It was Tuesday morning. Our part-time teacher friend was in a downtown plaza when two girls in her school's uniform came shrilling past. The school had asked staff to check on possible truants, so our friend stopped the girls and asked a few questions. She asked politely, she's that sort of person.
Yeah, the girls said, they had permission. Nah, they didn't have a note. Their names? What was she pickin' on them for, the snoopy cow? Did she have a problem?
The girls' charmless responses are one point of this anecdote. The other point is that as our friend tried to get the information, several people came by, realised a confrontation of some sort between adult and teenagers was under way, averted their eyes, and passed on.
The reactions from the girls and other people fuelled each other. The girls were loud and defiant because they felt confident that nobody would stop to help the teacher. Nobody stopped to help the teacher because the girls were being loud and defiant. They walked on and left the problem to "someone who was paid to do it".
Once, it would have been different. Other adults would have felt they had not only the right but the obligation to see if our teacher friend needed help. The girls would have anticipated such a reaction and very probably modified their behaviour.
But other adults don't get involved now. They say, "It's not my job ... not my problem". They declare that schools or the police or the government should do something about it.

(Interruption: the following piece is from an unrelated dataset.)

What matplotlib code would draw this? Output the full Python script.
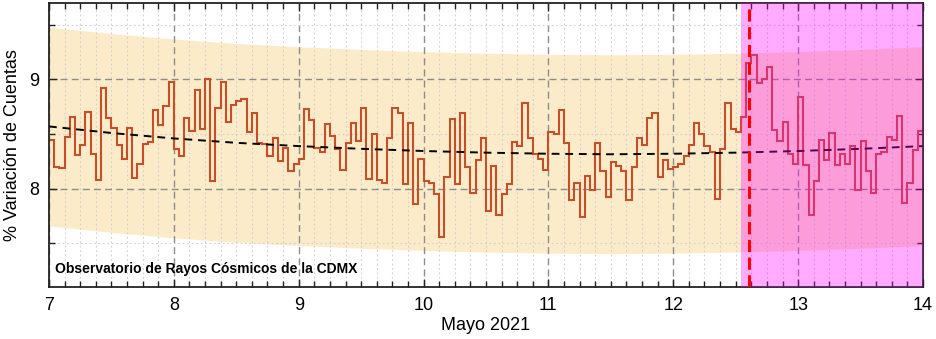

Indeed it's not their job, though that's a pretty anaemic justification. But it is definitely their problem. Schools see pupils for six hours a day, 200 days a year. Police and social workers see them less. Even parents, the other group who "should do something about it", see them for limited times, especially when they are teenagers.
But all of them are seen at some time by the larger community. And as long as that community ignores children being unpleasant in public, those kids will keep on being unpleasant.
The problem isn't new. Social standards continually veer between the poles of individual freedom and collective sanction. Complaints about K Road larrikins had letters to the editor columns running hot in the 1890s.
I am certainly not advocating a return to the social surveillance of Ray Bradbury's Fahrenheit 451, where loudspeakers urged citizens to stand at their front gates and report anyone behaving inappropriately.
But if we as individuals find the public behaviour of others unacceptable, action to change that behaviour has to come from us, not from some hired hitmen, which is what Government departments must act as in such situations.
Is it impossible? Is it ludicrous to suggest that an adult steps in against, say, a group of verbally abusive and physically intimidating children?
Yes, it probably is. But if instead of a single adult standing like our teacher friend while others pass by, a group of such adults support one another - the way they would at an accident or mishap - a positive result is much more likely.
I mean that mishap-accident parallel. Failing to help others as they try to deal with such a situation makes victims of them. It also makes victims of the children involved - they get the wrong message on how to relate to the rest of society.
Another parallel is neighbourhood support groups, which work wonders in the suburbs. They reduce friction, apprehension, isolation. Why shouldn't their values of co-operation and common sense be applied in public places as well?
* David Hill is a New Plymouth writer.